Important fact: Lagrangians are not unique. You can freely add a total divergence to a Lagrangian without changing the equations of motion. And in this example the Lagrangian will not be invariant under the transformation, you will need to add a total divergence.

Let φ(x,t) be the phase factor in front you've added. You'll get three types of terms:

φ*φ x (derivatives on ψ) + ψ*ψ x (derivatives on φ) + (derivatives on both φ and ψ)

The first two types are easily handled. :smile: For terms of the third type you'll need to split off a total divergence, e.g. by throwing derivatives of ψ over onto derivatives of φ.
 
Bill_K said:
Ok, hints only, because this is an assignment.

Important fact: Lagrangians are not unique. You can freely add a total divergence to a Lagrangian without changing the equations of motion. And in this example the Lagrangian will not be invariant under the transformation, you will need to add a total divergence.

Let φ(x,t) be the phase factor in front you've added.
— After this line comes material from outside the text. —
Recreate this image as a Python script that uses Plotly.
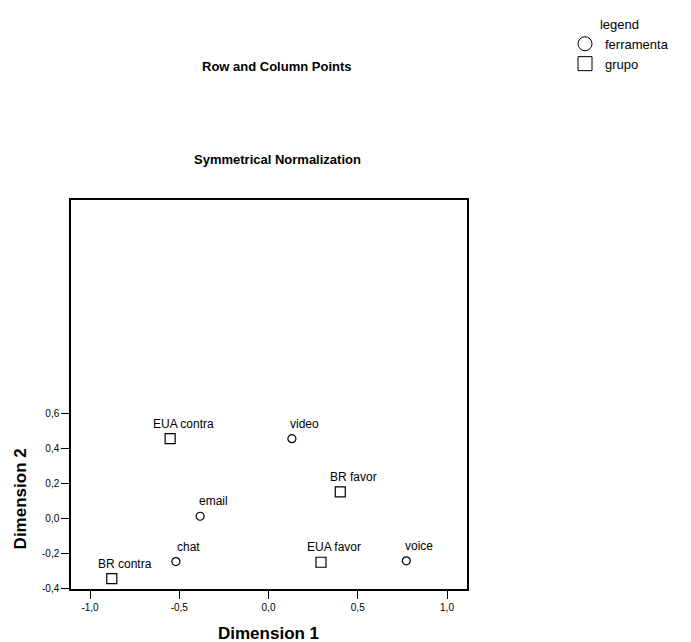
import plotly.graph_objects as go

# ---- data ----
tool_labels = ["email", "chat", "video", "voice"]          # ferramenta (rows)
tool_dim1 = [-0.383, -0.519, 0.131, 0.772]
tool_dim2 = [0.015, -0.244, 0.459, -0.240]

group_labels = ["EUA contra", "BR contra", "BR favor", "EUA favor"]  # grupo (columns)
group_dim1 = [-0.551, -0.878, 0.402, 0.294]
group_dim2 = [0.459, -0.342, 0.154, -0.248]

x_tickvals = [-1.0, -0.5, 0.0, 0.5, 1.0]
x_ticktext = ["-1,0", "-0,5", "0,0", "0,5", "1,0"]
y_tickvals = [-0.4, -0.2, 0.0, 0.2, 0.4, 0.6]
y_ticktext = ["-0,4", "-0,2", "0,0", "0,2", "0,4", "0,6"]

FONT = "Liberation Sans, Arial, sans-serif"
W, H = 691, 642
ML, MR, MT, MB = 71, 224, 194, 53
PW, PH = W - ML - MR, H - MT - MB


def px(xp):
    return (xp - ML) / PW


def py(yp):
    return (H - yp - MB) / PH


fig = go.Figure()

# data traces (no legend)
fig.add_trace(go.Scatter(
    x=tool_dim1, y=tool_dim2, mode="markers", name="ferramenta",
    marker=dict(symbol="circle-open", size=8, color="black", line=dict(width=1.2)),
    showlegend=False, hoverinfo="skip"))
fig.add_trace(go.Scatter(
    x=group_dim1, y=group_dim2, mode="markers", name="grupo",
    marker=dict(symbol="square-open", size=10, color="black", line=dict(width=1.2)),
    showlegend=False, hoverinfo="skip"))

# legend-only entries with larger symbols
fig.add_trace(go.Scatter(
    x=[None], y=[None], mode="markers", name="ferramenta",
    marker=dict(symbol="circle-open", size=14, color="black", line=dict(width=1))))
fig.add_trace(go.Scatter(
    x=[None], y=[None], mode="markers", name="grupo",
    marker=dict(symbol="square-open", size=14, color="black", line=dict(width=1))))

# point labels
for lbls, xs, ys in ((tool_labels, tool_dim1, tool_dim2), (group_labels, group_dim1, group_dim2)):
    for t, xv, yv in zip(lbls, xs, ys):
        fig.add_annotation(x=xv, y=yv, xref="x", yref="y", text=t, showarrow=False,
                           xanchor="center", yanchor="middle", xshift=13, yshift=15,
                           font=dict(family=FONT, size=12, color="black"))

# titles
fig.add_annotation(x=px(277), y=py(58), xref="paper", yref="paper", text="<b>Row and Column Points</b>",
                   showarrow=False, xanchor="center", yanchor="middle",
                   font=dict(family=FONT, size=13, color="black"))
fig.add_annotation(x=px(277), y=py(153), xref="paper", yref="paper", text="<b>Symmetrical Normalization</b>",
                   showarrow=False, xanchor="center", yanchor="middle",
                   font=dict(family=FONT, size=13, color="black"))

# axis titles
fig.add_annotation(x=px(268), y=py(634), xref="paper", yref="paper", text="<b>Dimension 1</b>",
                   showarrow=False, xanchor="center", yanchor="middle",
                   font=dict(family=FONT, size=17, color="black"))
fig.add_annotation(x=px(20), y=py(498), xref="paper", yref="paper", text="<b>Dimension 2</b>",
                   textangle=-90, showarrow=False, xanchor="center", yanchor="middle",
                   font=dict(family=FONT, size=17, color="black"))

fig.update_layout(
    width=W, height=H,
    margin=dict(l=ML, r=MR, t=MT, b=MB),
    paper_bgcolor="white", plot_bgcolor="white",
    font=dict(family=FONT, size=10, color="black"),
    legend=dict(
        title=dict(text="legend", side="top center", font=dict(family=FONT, size=13)),
        font=dict(family=FONT, size=13, color="black"),
        x=px(565), xanchor="left", y=py(3), yanchor="top",
        bgcolor="rgba(0,0,0,0)", tracegroupgap=0, itemwidth=30,
    ),
    xaxis=dict(
        range=[-1.1065, 1.112], tickvals=x_tickvals, ticktext=x_ticktext,
        showgrid=False, zeroline=False, showline=True, linecolor="black", linewidth=1.5,
        mirror=True, ticks="outside", ticklen=8, tickcolor="black", tickwidth=1,
        tickfont=dict(family=FONT, size=10, color="black"),
    ),
    yaxis=dict(
        range=[-0.401, 1.824], tickvals=y_tickvals, ticktext=y_ticktext,
        showgrid=False, zeroline=False, showline=True, linecolor="black", linewidth=1.5,
        mirror=True, ticks="outside", ticklen=8, tickcolor="black", tickwidth=1,
        tickfont=dict(family=FONT, size=10, color="black"),
    ),
)

fig.write_html("out.html")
You'll get three types of terms:

φ*φ x (derivatives on ψ) + ψ*ψ x (derivatives on φ) + (derivatives on both φ and ψ)

The first two types are easily handled. :smile: For terms of the third type you'll need to split off a total divergence, e.g. by throwing derivatives of ψ over onto derivatives of φ.

I've tried some, the "best" total divergence I've found is ∂i(ψ*φ*∂iψφ)

Fits all the terms on the equation but ( obviously ) φ*∂0φ and also leaves me a term ∂iψ∂iψ* that doesn't appear on the L'

I'm close to the solution ?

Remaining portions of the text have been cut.